1838629 Members
2610 Online
110128 Solutions
New Discussion

Sever perform crash dump

 
Rashid Hamid
Regular Advisor

Sever perform crash dump

Hi All

I have mcsg running with 2 nodes, hp1(rp7420) and hp2(7400). Problem occured when I pull out primary LAN and standby LAN in hp1, all packages failover to hp2 without any problem, BUT hp1 perform crash dump.

Thanks
I'm Parit Madirono/Parit Betak Boyz
4 REPLIES 4
Patrick Wallek
Honored Contributor

Re: Sever perform crash dump

Yes. That is perfectly normal.

In the event of a failure like that the machine will TOC (transfer of control) which creates a crash dump. The intent, I believe, is to have the crash dump to allow you to look into the root cause of the issue.

Also, since there was a problem, the machine that does not get control will TOC to make sure that all resources necessary for the packages are available to the other node.

This is discussed in detail in the MC/SG manuals, available here:

http://docs.hp.com/en/oshpux11iv2.html#Serviceguard

Patrick Wallek
Honored Contributor

Re: Sever perform crash dump

For more information have a read through the "Responses to Failures" section of Chapter 3 - "Understanding Serviceguard Software Components" of the "Managing Serviceguard" manual.
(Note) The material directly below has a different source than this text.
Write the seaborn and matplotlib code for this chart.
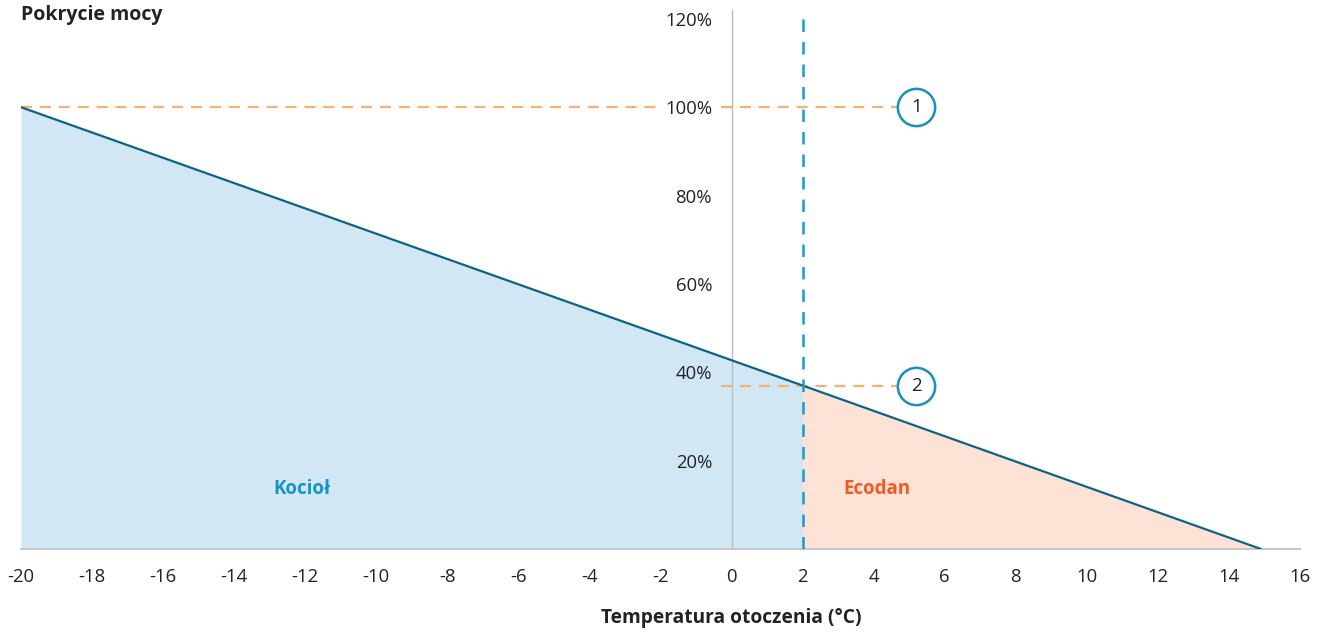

It specifically talks about conditions that can initiate a TOC.

In your case, this quote applies: "A TOC is done if a cluster node cannot communicate with the majority of cluster members for the predetermined time,..." Pulling the lan cables means the other node could not communicate.

The "Responses to Failures" section is here:

http://docs.hp.com/en/B3936-90100/ch03s07.html

The whole manual is available from the link I gave above.
Rashid Hamid
Regular Advisor

Re: Sever perform crash dump

Thanks Patrick for the explanation.
I have another set of MCSG running with 2 nodes cluster, I just pull out primary and standby network and no TOC at all.

I'm Parit Madirono/Parit Betak Boyz
Stephen Doud
Honored Contributor

Re: Sever perform crash dump

Serviceguard uses the concept of heartbeat messages between servers to verify that each member node is active.
If your cluster is configured to send heartbeat on only one LAN and you break that LAN, then Serviceguard has to reform the cluster and identify which nodes in the cluster continue to operate, and which must be rebooted to preserve data integrity.

If other clusters can survive such a test, then they must have multiple heartbeat networks.

cmviewconf will show how which networks are configured for heartbeat.

In the case where all heartbeat paths are broken, Serviceguard must use a rule to decide whether a server must crash or continue operation in th cluster.
In a scenario where HB fails between an even set of nodes (ie 1-1, 2-2, 3-3), Serviceguard requires the use of a cluster lock disk or Quorum Server to arbitrate which half of the remaining cluster is allowed to continue, and consequently, which half must crash.